### Task description
Without the pictures, output the lines of the material from the very first through the one that holds "(fA) at ($(iC)!0.5046!(iA)$);".

### Source material

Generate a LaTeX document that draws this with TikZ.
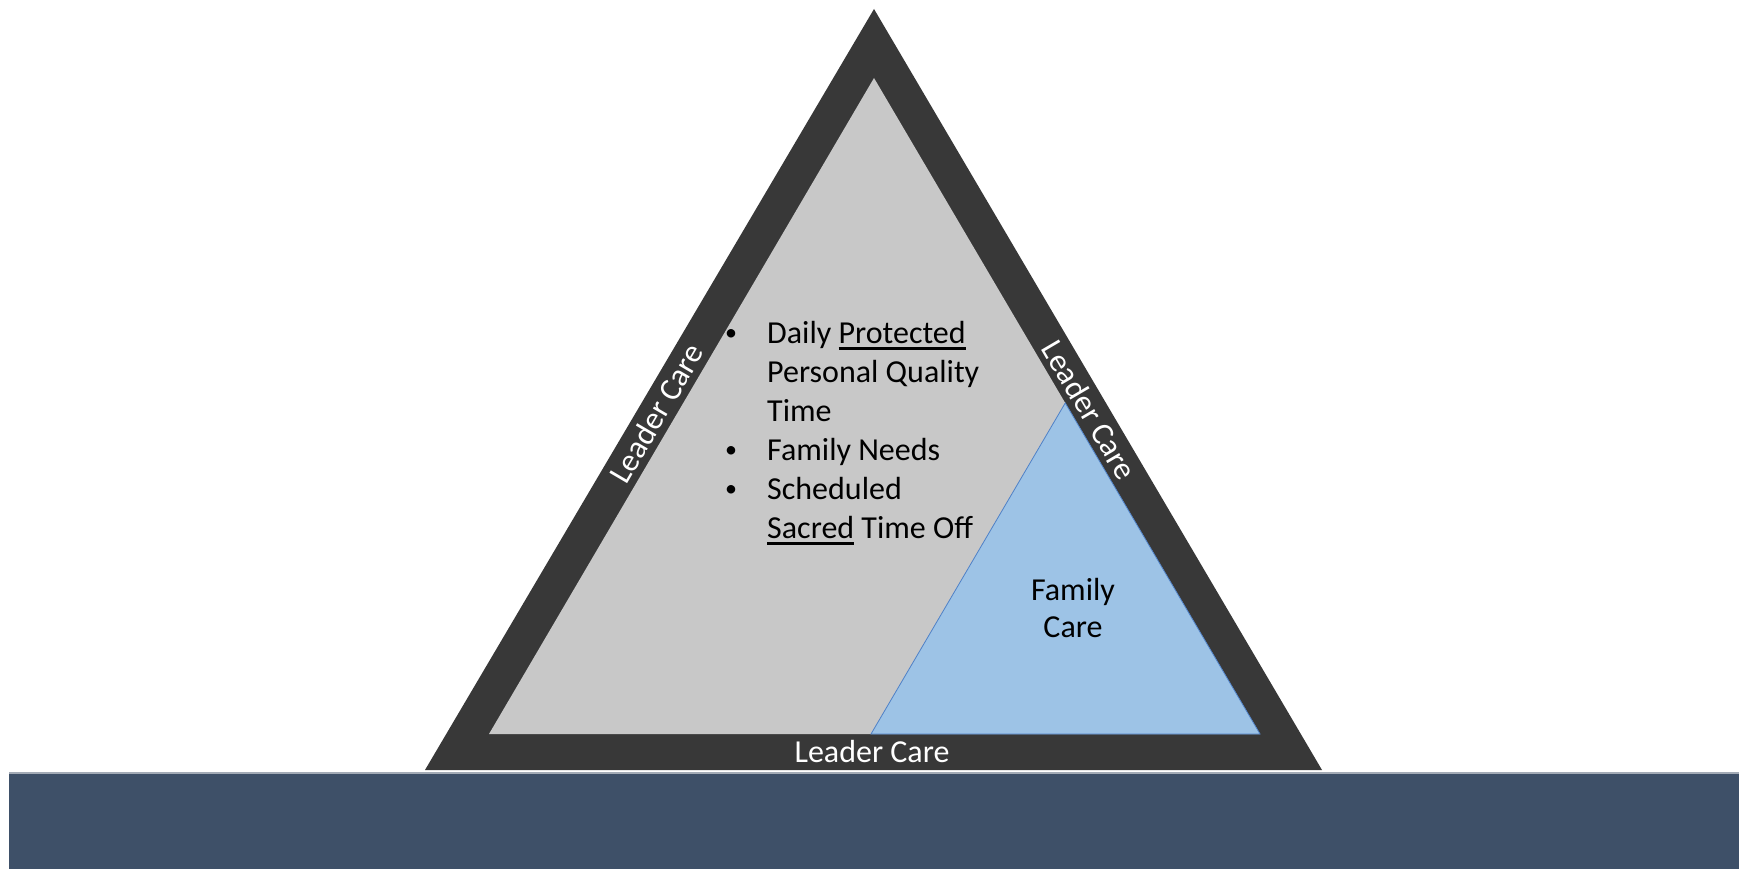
\documentclass[tikz,border=0pt]{standalone}
\usepackage{fontspec}
\setmainfont{Carlito}
\usetikzlibrary{calc}

\definecolor{rimdark}{HTML}{383838}
\definecolor{innergray}{HTML}{C8C8C8}
\definecolor{famblue}{HTML}{9DC3E6}
\definecolor{famedge}{HTML}{4F81C7}
\definecolor{groundband}{HTML}{3E5068}
\definecolor{groundedge}{HTML}{A3ABB6}

% underline drawn a little below the baseline
\newsavebox{\ulbox}
\newcommand{\ulword}[1]{\sbox{\ulbox}{#1}\rlap{\rule[-6.5pt]{\wd\ulbox}{2.4pt}}\usebox{\ulbox}}

\tikzset{
  rimlabel/.style={text=white, inner sep=0pt, font=\fontsize{32}{38}\selectfont},
  bodytext/.style={text=black, inner sep=0pt, anchor=base west, font=\fontsize{32}{38}\selectfont},
  bulletmark/.style={text=black, inner sep=0pt, anchor=base, font=\fontsize{24}{30}\selectfont},
  famtext/.style={text=black, inner sep=0pt, anchor=base, font=\fontsize{32}{38}\selectfont},
}

\begin{document}
\begin{tikzpicture}[x=1pt,y=-1pt]
  \useasboundingbox (0,0) rectangle (1739,869);
  \fill[white] (0,0) rectangle (1739,869);

  % ground band
  \fill[groundband] (9,773) rectangle (1739,869);
  \draw[groundedge, line width=1.5pt] (9,773) -- (1739,773);

  % triangle corners: outer rim, inner face, rim midline
  \coordinate (A) at (874,9);
  \coordinate (B) at (425,770);
  \coordinate (C) at (1322,770);
  \coordinate (iA) at (874,78);
  \coordinate (iB) at (489,734);
  \coordinate (iC) at (1260,734);
  \coordinate (mA) at (874,43.5);
  \coordinate (mB) at (457,752);
  \coordinate (mC) at (1291,752);
  \coordinate (fB) at (871,734);
  \coordinate (fA) at ($(iC)!0.5046!(iA)$);

  \fill[rimdark] (A) -- (B) -- (C) -- cycle;
  \fill[innergray] (iA) -- (iB) -- (iC) -- cycle;
  \filldraw[fill=famblue, draw=famedge, line width=0.8pt, line join=miter]
    (fB) -- (fA) -- (iC) -- cycle;

  % rim labels
  \node[rimlabel, rotate=59.6] (lcL) at ($(mB)!0.478!(mA)$) {Leader Care};
  \node[rimlabel, rotate=-59.6] (lcR) at ($(mC)!0.483!(mA)$) {Leader Care};
  \node[rimlabel] (lcB) at (872,752) {Leader Care};

  % bullet list
  \node[bulletmark] (b1) at (731,340.5) {•};
  \node[bodytext] (t1) at (767,343) {Daily \ulword{Protected}};
  \node[bodytext] (t2) at (767,382) {Personal Quality};
  \node[bodytext] (t3) at (767,421) {Time};
  \node[bulletmark] (b2) at (731,457.5) {•};
  \node[bodytext] (t4) at (767,460) {Family Needs};
  \node[bulletmark] (b3) at (731,496.5) {•};
  \node[bodytext] (t5) at (767,499) {Scheduled};
  \node[bodytext] (t6) at (767,538) {\ulword{Sacred} Time Off};

  % family care label
  \node[famtext] (f1) at (1073,600) {Family};
  \node[famtext] (f2) at (1073,637) {Care};
\end{tikzpicture}
\end{document}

### Answer to this problem
Generate a LaTeX document that draws this with TikZ.
\documentclass[tikz,border=0pt]{standalone}
\usepackage{fontspec}
\setmainfont{Carlito}
\usetikzlibrary{calc}

\definecolor{rimdark}{HTML}{383838}
\definecolor{innergray}{HTML}{C8C8C8}
\definecolor{famblue}{HTML}{9DC3E6}
\definecolor{famedge}{HTML}{4F81C7}
\definecolor{groundband}{HTML}{3E5068}
\definecolor{groundedge}{HTML}{A3ABB6}

% underline drawn a little below the baseline
\newsavebox{\ulbox}
\newcommand{\ulword}[1]{\sbox{\ulbox}{#1}\rlap{\rule[-6.5pt]{\wd\ulbox}{2.4pt}}\usebox{\ulbox}}

\tikzset{
  rimlabel/.style={text=white, inner sep=0pt, font=\fontsize{32}{38}\selectfont},
  bodytext/.style={text=black, inner sep=0pt, anchor=base west, font=\fontsize{32}{38}\selectfont},
  bulletmark/.style={text=black, inner sep=0pt, anchor=base, font=\fontsize{24}{30}\selectfont},
  famtext/.style={text=black, inner sep=0pt, anchor=base, font=\fontsize{32}{38}\selectfont},
}

\begin{document}
\begin{tikzpicture}[x=1pt,y=-1pt]
  \useasboundingbox (0,0) rectangle (1739,869);
  \fill[white] (0,0) rectangle (1739,869);

  % ground band
  \fill[groundband] (9,773) rectangle (1739,869);
  \draw[groundedge, line width=1.5pt] (9,773) -- (1739,773);

  % triangle corners: outer rim, inner face, rim midline
  \coordinate (A) at (874,9);
  \coordinate (B) at (425,770);
  \coordinate (C) at (1322,770);
  \coordinate (iA) at (874,78);
  \coordinate (iB) at (489,734);
  \coordinate (iC) at (1260,734);
  \coordinate (mA) at (874,43.5);
  \coordinate (mB) at (457,752);
  \coordinate (mC) at (1291,752);
  \coordinate (fB) at (871,734);
  \coordinate (fA) at ($(iC)!0.5046!(iA)$);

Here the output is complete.